PQ 14.10 — Is this agreement serving the people involved, or are the people serving it?
He’s just gotten done telling me about his relationship agreement. Complaining, really. About what he doesn’t like about it. And there’s a lot.
“I get where you’re coming from,” I say. “Have you talked to your partners about changing your relationship agreement?”
“Changing it?” he says.
“Yeah. You know. Renegotiating the terms.”
“We’ve had this agreement for a year,” he says. “I can’t just go changing things.”
“Oh, I’m not suggesting you do it on your own. I mean… just letting your partners know you’re unhappy and why. And asking if maybe there’s some way to tweak things so that you’re a little happier. From the sound of it, it wouldn’t take much to make a big difference for you,” I say.
“I know what you’re saying, it’s just…”
“I don’t know if it’s a good idea to go changing the relationship agreement is all,” he says.
“Why’s that?” I say.
“Well, okay, so if we can just renegotiate the agreement at any time, what’s there to say that it won’t get changed to something that’s awful? How do I know we won’t end up with something that’s even less workable?”
“You don’t,” I say.
“I hope you didn’t mean that to be reassuring,” he says. “Because it’s not.”
I laugh. “Okay, how’s this for reassuring? It doesn’t matter if you end up with something even worse.”
“How do you figure?”
“Because if you do, you just change the agreement again,” I say. “Keep making adjustments until you get things right.”

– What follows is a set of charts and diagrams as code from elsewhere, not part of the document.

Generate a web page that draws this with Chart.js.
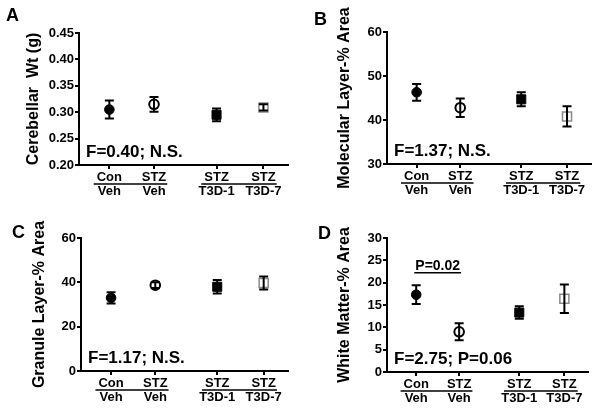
<!DOCTYPE html>
<html>
<head>
<meta charset="utf-8">
<script src="https://cdn.jsdelivr.net/npm/chart.js@4.4.1/dist/chart.umd.min.js"></script>
<style>
  body { margin: 0; background: #fff; }
  #wrap { position: relative; width: 602px; height: 408px; }
  canvas { position: absolute; }
</style>
</head>
<body>
<div id="wrap">
  <canvas id="cA" width="301" height="204" style="left:0;top:0"></canvas>
  <canvas id="cB" width="301" height="204" style="left:301px;top:0"></canvas>
  <canvas id="cC" width="301" height="204" style="left:0;top:204px"></canvas>
  <canvas id="cD" width="301" height="204" style="left:301px;top:204px"></canvas>
</div>
<script>
// Groups (two-line x labels) and their positions on the x axis
const groupTop = ["Con", "STZ", "STZ", "STZ"];
const groupBottom = ["Veh", "Veh", "T3D-1", "T3D-7"];
const groupX = [1, 2, 3.4, 4.45];

// Mean and SEM
const wtMean = [0.305, 0.315, 0.295, 0.309];
const wtSem = [0.017, 0.014, 0.012, 0.006];
const molMean = [46.3, 42.8, 44.7, 40.8];
const molSem = [1.9, 2.1, 1.6, 2.3];
const granMean = [33.0, 38.7, 38.0, 39.7];
const granSem = [2.5, 1.3, 3.0, 2.9];
const wmMean = [17.3, 9.0, 13.3, 16.4];
const wmSem = [2.1, 1.9, 1.4, 3.2];

// Y tick labels
const wtTicks = [0.20, 0.25, 0.30, 0.35, 0.40, 0.45];
const molTicks = [30, 40, 50, 60];
const granTicks = [0, 20, 40, 60];
const wmTicks = [0, 5, 10, 15, 20, 25, 30];

// Stats text
const statLabels = ["F=0.40; N.S.", "F=1.37; N.S.", "F=1.17; N.S.", "F=2.75; P=0.06"];
const pairLabel = "P=0.02";
const pairY = 22.2;

const FONT = '"Liberation Sans", Arial, sans-serif';
Chart.defaults.color = "#000";
Chart.defaults.font.family = FONT;

// marker styles per group
const markStyle = ["circle", "circle", "rect", "rect"];
const markRadius = [4.8, 4.8, 6.4, 6.4];
const markFill = ["#000", "rgba(0,0,0,0)", "#000", "rgba(0,0,0,0)"];
const markEdge = ["#000", "#000", "#000", "#8a8a8a"];
const markEdgeW = [1, 2, 1, 1.5];

function makePanel(p) {
  const ctx = document.getElementById(p.id).getContext("2d");
  const extras = {
    id: "extras" + p.id,
    afterDatasetsDraw(chart) {
      const { ctx, chartArea: area, scales: { x, y } } = chart;
      ctx.save();
      // error bars
      ctx.strokeStyle = "#000";
      ctx.lineWidth = 2;
      p.mean.forEach((m, i) => {
        const px = x.getPixelForValue(groupX[i]);
        const yt = y.getPixelForValue(m + p.sem[i]);
        const yb = y.getPixelForValue(m - p.sem[i]);
        ctx.beginPath();
        ctx.moveTo(px, yt); ctx.lineTo(px, yb);
        ctx.moveTo(px - 4.5, yt); ctx.lineTo(px + 4.5, yt);
        ctx.moveTo(px - 4.5, yb); ctx.lineTo(px + 4.5, yb);
        ctx.stroke();
      });
      // stats text
      ctx.fillStyle = "#000";
      ctx.font = "bold 17px " + FONT;
      ctx.textAlign = "left";
      ctx.textBaseline = "alphabetic";
      ctx.fillText(p.stat, area.left + 7, area.bottom - 8);
      // pairwise comparison
      if (p.pair) {
        const x0 = x.getPixelForValue(groupX[0]);
        const x1 = x.getPixelForValue(groupX[1]);
        const ly = y.getPixelForValue(pairY);
        ctx.font = "bold 14px " + FONT;
        const w = ctx.measureText(p.pair).width;
        ctx.textAlign = "center";
        ctx.fillText(p.pair, (x0 + x1) / 2, ly - 3);
        ctx.lineWidth = 1.5;
        ctx.beginPath();
        ctx.moveTo((x0 + x1) / 2 - w / 2 - 1, ly);
        ctx.lineTo((x0 + x1) / 2 + w / 2 + 1, ly);
        ctx.stroke();
      }
      // underlines separating the two label rows
      ctx.font = "bold 13px " + FONT;
      ctx.lineWidth = 1.5;
      const uy = area.bottom + 19;
      [[0, 1], [2, 3]].forEach(([a, b]) => {
        const xa = x.getPixelForValue(groupX[a]) - ctx.measureText(groupTop[a]).width / 2 - 3;
        const xb = x.getPixelForValue(groupX[b]) + ctx.measureText(groupTop[b]).width / 2 + 1;
        ctx.beginPath();
        ctx.moveTo(xa, uy); ctx.lineTo(xb, uy);
        ctx.stroke();
      });
      // panel letter
      ctx.font = "bold 18px " + FONT;
      ctx.textAlign = "left";
      ctx.fillText(p.letter, p.lx, p.ly);
      ctx.restore();
    }
  };

  return new Chart(ctx, {
    type: "scatter",
    data: {
      datasets: [{
        data: groupX.map((gx, i) => ({ x: gx, y: p.mean[i] })),
        pointStyle: markStyle,
        pointRadius: markRadius,
        pointBackgroundColor: markFill,
        pointBorderColor: markEdge,
        pointBorderWidth: markEdgeW,
        showLine: false
      }]
    },
    options: {
      responsive: false,
      animation: false,
      devicePixelRatio: 1,
      layout: { padding: { left: 0, top: p.top, right: 301 - p.right, bottom: 0 } },
      plugins: { legend: { display: false }, tooltip: { enabled: false } },
      scales: {
        x: {
          type: "linear",
          min: 0.32,
          max: 5.0,
          afterBuildTicks: (s) => { s.ticks = groupX.map(v => ({ value: v })); },
          afterFit: (s) => { s.height = 204 - p.bottom; },
          ticks: {
            font: { size: 13, weight: "bold", lineHeight: 1.04 },
            padding: 2,
            maxRotation: 0,
            autoSkip: false,
            callback: (v, i) => [groupTop[i], groupBottom[i]]
          },
          grid: { drawOnChartArea: false, drawTicks: true, tickLength: 4, color: "#000", lineWidth: 2 },
          border: { display: true, color: "#000", width: 2 }
        },
        y: {
          min: p.ticks[0],
          max: p.ticks[p.ticks.length - 1],
          afterBuildTicks: (s) => { s.ticks = p.ticks.map(v => ({ value: v })); },
          afterFit: (s) => { s.width = p.left; },
          ticks: {
            font: { size: 13, weight: "bold" },
            padding: 1,
            autoSkip: false,
            callback: (v) => v.toFixed(p.decimals)
          },
          grid: { drawOnChartArea: false, drawTicks: true, tickLength: 4, color: "#000", lineWidth: 2 },
          border: { display: true, color: "#000", width: 2 },
          title: {
            display: true,
            text: p.title,
            font: { size: 16, weight: "bold" },
            padding: { top: p.titlePad, bottom: 0 }
          }
        }
      }
    },
    plugins: [extras]
  });
}

makePanel({ id: "cA", letter: "A", lx: 6, ly: 21, left: 79, right: 288, top: 33, bottom: 165,
  titlePad: 24, title: "Cerebellar  Wt (g)", mean: wtMean, sem: wtSem, ticks: wtTicks, decimals: 2,
  stat: statLabels[0] });
makePanel({ id: "cB", letter: "B", lx: 13, ly: 25, left: 86, right: 290, top: 32, bottom: 164,
  titlePad: 34, title: "Molecular Layer-% Area", mean: molMean, sem: molSem, ticks: molTicks, decimals: 0,
  stat: statLabels[1] });
makePanel({ id: "cC", letter: "C", lx: 12, ly: 34, left: 81, right: 288, top: 34, bottom: 167,
  titlePad: 30, title: "Granule Layer-% Area", mean: granMean, sem: granSem, ticks: granTicks, decimals: 0,
  stat: statLabels[2] });
makePanel({ id: "cD", letter: "D", lx: 17, ly: 35, left: 86, right: 287, top: 34, bottom: 168,
  titlePad: 34, title: "White Matter-% Area", mean: wmMean, sem: wmSem, ticks: wmTicks, decimals: 0,
  stat: statLabels[3], pair: pairLabel });
</script>
</body>
</html>
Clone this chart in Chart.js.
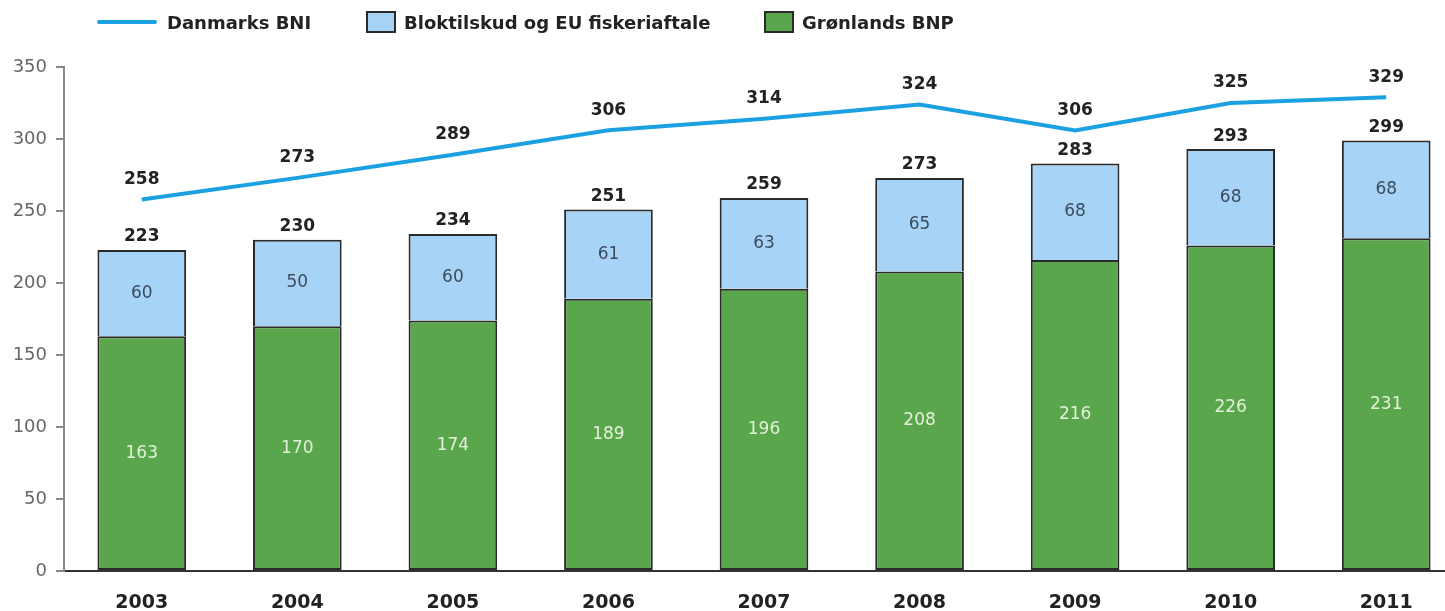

He stops. Considers this. “But how will we know?” he says finally.
“If we can just change the relationship agreement whenever we want, how will we know when we’ve got one that’s right for us?”
“You pay attention to how you feel. And you make sure to keep checking in to talk to each other about it. If everyone’s happy and things are going pretty well, then that’s the right relationship agreement. It’s there to serve you, not the other way around.”